The defendant has committed crimes against six different children of a nature which are potentially corrupting and carry enormous potential for harm. In all but one case, each child was offended against on multiple occasions. The prohibition on sexual abuse of children is founded on the presumption of harm. There is no evidence of any adverse physical impact or injury. I have read victim impact statements from Elizabeth, Madison and Andrew. All describe the type of adverse psychological impact which may be expected. Their lives have been changed. Thoughts about what happened to them constantly intrude. Their ability to trust others is reduced. I do not have victim impact statements from the other three children, but that does not mean that there is no impact. Enduring and pervasive psychological effects may emerge over many years and in various forms. Frequently such crimes badly affect the selfesteem of a victim, and his or her ability to feel safe and form secure and loving relationships.

 

For the crimes of maintaining a sexual relationship, the defendant should ordinarily suffer the same penalty as if the offences were charged separately. For those crimes, and the other crimes of which he has been found guilty, the total aggregate sentence is to be moderated by proportionality and totality. Viewed in isolation, the crime committed against Andrew Sanders, involving three indecent assaults and two instances of sexual intercourse with a young person in the context of repeated penetrative and other abuse of a boy aged between 11 and 16, warrants a sentence of at least eight years. The crime against Madison Sanders, involving four rapes in the context of other abuse of a girl aged between 11 and 15 years, warrants a sentence of at least nine years. The crimes against Campbell Conway, comprising two indecent assaults and two anal rapes of a boy aged 11 warrants a sentence of at least seven years. The indecent assaults of Paul Conway required a sentence of at least six months. The indecent assault of Elizabeth Hamlin required a sentence of imprisonment for eight months. The crime against Brody Davidson required a sentence of at least two years. I take account of the defendant’s age when he will be released. I am required to make an order under the Community Protection (Offender Reporting) Act 2005, unless I am satisfied that he does not pose a risk of committing a reportable offence in the future.

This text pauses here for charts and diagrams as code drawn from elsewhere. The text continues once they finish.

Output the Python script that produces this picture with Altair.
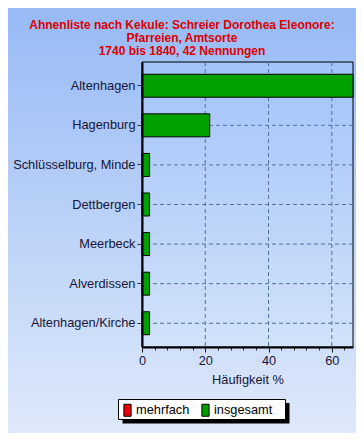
import altair as alt
import pandas as pd

# ---- data ----
categories = ["Altenhagen", "Hagenburg", "Schlüsselburg, Minde", "Dettbergen",
              "Meerbeck", "Alverdissen", "Altenhagen/Kirche"]
percent = [66.7, 21.4, 2.4, 2.4, 2.4, 2.4, 2.4]
series = "insgesamt"
legend_series = ["mehrfach", "insgesamt"]
legend_colors = ["#ee0000", "#00a000"]
x_ticks = [0, 4, 8, 12, 16, 20, 24, 28, 32, 36, 40, 44, 48, 52, 56, 60, 64]
x_grid = [20, 40, 60]
x_max = 66.7
title_text = ("Ahnenliste nach Kekule: Schreier Dorothea Eleonore:\n"
              "Pfarreien, Amtsorte\n"
              "1740 bis 1840, 42 Nennungen")

W, H = 211, 285
PAD = {"left": 134, "top": 54, "right": 3, "bottom": 86}
FULL_W, FULL_H = 348, 425

bars_df = pd.DataFrame({"category": categories, "pct": percent, "series": [series] * len(categories)})
xgrid_df = pd.DataFrame({"pct": x_grid})
ygrid_df = pd.DataFrame({"category": categories})
one = pd.DataFrame({"a": [0]})

xscale = alt.Scale(domain=[0, x_max], nice=False, zero=True)
yscale = alt.Scale(domain=categories, paddingInner=0.42, paddingOuter=0.31)
label_color = "#16163a"
font = "Liberation Sans"

x_axis = alt.Axis(values=x_ticks, grid=False, title="Häufigkeit %",
                  labelExpr="datum.value % 20 == 0 ? datum.label : ''",
                  tickSize={"condition": {"test": "datum.value % 20 == 0", "value": 5}, "value": 3},
                  tickColor="#202020", domainColor="black", domainWidth=2,
                  labelFontSize=12.8, labelFont=font, labelColor=label_color, labelPadding=2,
                  labelFlush=False,
                  titleFontSize=12.8, titleFont=font, titleFontWeight="normal",
                  titleColor=label_color, titlePadding=7, zindex=1)
y_axis = alt.Axis(title=None, grid=False, tickSize=5, tickColor="#303030",
                  domainColor="black", domainWidth=2, labelFontSize=12.8,
                  labelFont=font, labelColor=label_color, labelPadding=2,
                  labelLimit=300, zindex=1)

outer_bg = alt.Chart(one).mark_rect(
    color=alt.LinearGradient(gradient="linear", x1=0, y1=0, x2=0, y2=1,
                             stops=[alt.GradientStop(offset=0, color="#97baf5"),
                                    alt.GradientStop(offset=1, color="#dee9fa")])
).encode(x=alt.value(-PAD["left"]), x2=alt.value(FULL_W - PAD["left"]),
         y=alt.value(-PAD["top"]), y2=alt.value(FULL_H - PAD["top"]))

plot_bg = alt.Chart(one).mark_rect(
    color=alt.LinearGradient(gradient="linear", x1=0, y1=0, x2=0, y2=1,
                             stops=[alt.GradientStop(offset=0, color="#a2c3f9"),
                                    alt.GradientStop(offset=1, color="#d2e2fa")]),
    stroke="black", strokeWidth=1
).encode(x=alt.value(0), x2=alt.value(W), y=alt.value(0), y2=alt.value(H))

grid_style = dict(color="#52729e", strokeDash=[4, 3], strokeWidth=1)
xgrid = alt.Chart(xgrid_df).mark_rule(**grid_style).encode(
    x=alt.X("pct:Q", scale=xscale, axis=x_axis))
ygrid = alt.Chart(ygrid_df).mark_rule(**grid_style).encode(
    y=alt.Y("category:N", scale=yscale, sort=categories, axis=y_axis))

bars = alt.Chart(bars_df).mark_bar(stroke="black", strokeWidth=1).encode(
    x=alt.X("pct:Q", scale=xscale, axis=x_axis),
    y=alt.Y("category:N", scale=yscale, sort=categories, axis=y_axis),
    color=alt.Color("series:N",
                    scale=alt.Scale(domain=legend_series, range=legend_colors),
                    legend=alt.Legend(orient="none", legendX=-21, legendY=341.5,
                                      direction="horizontal", title=None,
                                      symbolType="M-0.6,-1H0.6V1H-0.6Z",
                                      symbolSize=144, symbolStrokeColor="black",
                                      symbolStrokeWidth=1, symbolOpacity=1,
                                      labelFontSize=12.8, labelFont=font,
                                      labelColor="black", labelOffset=2,
                                      columnPadding=9, padding=0, zindex=1)),
)

legend_shadow = alt.Chart(one).mark_rect(color="black").encode(
    x=alt.value(-19.5), x2=alt.value(147.5), y=alt.value(341), y2=alt.value(361.5))
legend_box = alt.Chart(one).mark_rect(fill="white", stroke="black", strokeWidth=1).encode(
    x=alt.value(-23.5), x2=alt.value(143.5), y=alt.value(337.5), y2=alt.value(357.5))

title = alt.Chart(one).mark_text(
    text=title_text, lineBreak="\n", lineHeight=13, fontSize=12, font=font,
    fontWeight="bold", color="#dd0000", align="center", baseline="middle"
).encode(x=alt.value(40), y=alt.value(-37))

chart = alt.layer(outer_bg, plot_bg, xgrid, ygrid, bars, legend_shadow, legend_box, title).properties(
    width=W, height=H,
    padding=PAD,
    autosize=alt.AutoSizeParams(type="none"),
).configure_view(stroke=None).configure(background="white")

chart.save("out.html", embed_options={"renderer": "svg", "actions": False})
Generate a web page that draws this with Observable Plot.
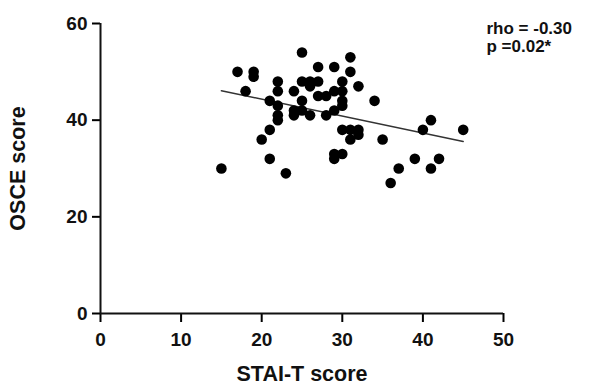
<!DOCTYPE html>
<html>
<head>
<meta charset="utf-8">
<script src="https://cdn.jsdelivr.net/npm/d3@7"></script>
<script src="https://cdn.jsdelivr.net/npm/@observablehq/plot@0.6"></script>
<style>
  html, body { margin: 0; padding: 0; background: #fff; }
  svg { font-family: "Liberation Sans", Arial, sans-serif; }
</style>
</head>
<body>
<div id="chart"></div>
<script>
// STAI-T score (x) and OSCE score (y) per student
const staiT = [15,17,18,19,19,20,21,21,21,22,22,22,22,22,23,24,24,24,25,25,25,25,26,26,26,27,27,27,28,28,29,29,29,29,29,30,30,30,30,30,30,31,31,31,31,32,32,32,34,35,36,37,39,40,41,41,42,45];
const osce  = [30,50,46,50,49,36,44,38,32,48,46,43,41,40,29,46,42,41,54,48,44,42,48,47,41,51,48,45,45,41,51,46,42,33,32,48,46,44,43,38,33,53,50,38,36,47,38,37,44,36,27,30,32,38,40,30,32,38];
// fitted line end points
const fitX = [15, 45];
const fitY = [46.1, 35.6];
const xTicks = [0, 10, 20, 30, 40, 50];
const yTicks = [0, 20, 40, 60];
const xLabel = "STAI-T score";
const yLabel = "OSCE score";
const statText = "rho = -0.30\np =0.02*";

const points = staiT.map((x, i) => ({x, y: osce[i]}));
const fit = fitX.map((x, i) => ({x, y: fitY[i]}));

const chart = Plot.plot({
  width: 590,
  height: 385,
  marginLeft: 100,
  marginRight: 87,
  marginTop: 23,
  marginBottom: 72,
  x: {domain: [0, 50]},
  y: {domain: [0, 60]},
  marks: [
    Plot.axisX({ticks: xTicks, tickSize: 9, tickPadding: 10, strokeWidth: 2, fontSize: 19, fontWeight: "bold", label: null, fill: "#111"}),
    Plot.axisY({ticks: yTicks, tickSize: 8, tickPadding: 5, strokeWidth: 2, fontSize: 19, fontWeight: "bold", label: null, fill: "#111"}),
    Plot.ruleY([0], {strokeWidth: 2, stroke: "#111"}),
    Plot.ruleX([0], {strokeWidth: 2, stroke: "#111"}),
    Plot.line(fit, {x: "x", y: "y", stroke: "#333", strokeWidth: 1.5}),
    Plot.dot(points, {x: "x", y: "y", r: 5.3, fill: "#000", stroke: "none"}),
    Plot.text([xLabel], {frameAnchor: "bottom", dy: 61, lineAnchor: "middle", textAnchor: "middle", fontSize: 21.5, fontWeight: "bold", fill: "#111"}),
    Plot.text([yLabel], {frameAnchor: "left", dx: -82, rotate: -90, lineAnchor: "middle", textAnchor: "middle", fontSize: 21.5, fontWeight: "bold", fill: "#111"}),
    Plot.text([statText], {frameAnchor: "top-right", dx: -17, dy: -2, textAnchor: "start", lineAnchor: "top", lineHeight: 1.05, fontSize: 17, fontWeight: "bold", fill: "#111"})
  ]
});
document.getElementById("chart").appendChild(chart);
</script>
</body>
</html>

The nature and circumstances of the offences found proved compel the conclusion that he poses a considerable future risk. Pursuant to s 24(3) of the Act, the defendant is required to comply with the reporting requirements of the Act for the rest of his life unless I determine a lesser period to be appropriate. I am not able to determine that a lesser period is appropriate. I will allow for parole but not until the defendant serves a term which is the minimum required to meet the requirement for punishment, deterrence and vindication of the victims. The sentence will commence on the day the defendant was taken into custody.

 

Mr W, you are convicted on each count. I make an order under the Community Protection (Offender Reporting) Act 2005 directing that the Registrar cause your name to be placed on the Register and that you comply with the reporting obligations under that Act for the remainder of your life. I impose one sentence. You are sentenced to imprisonment for 17½ years from 6 December 2018. I order that you are not eligible for parole until you have served 11 years of that sentence.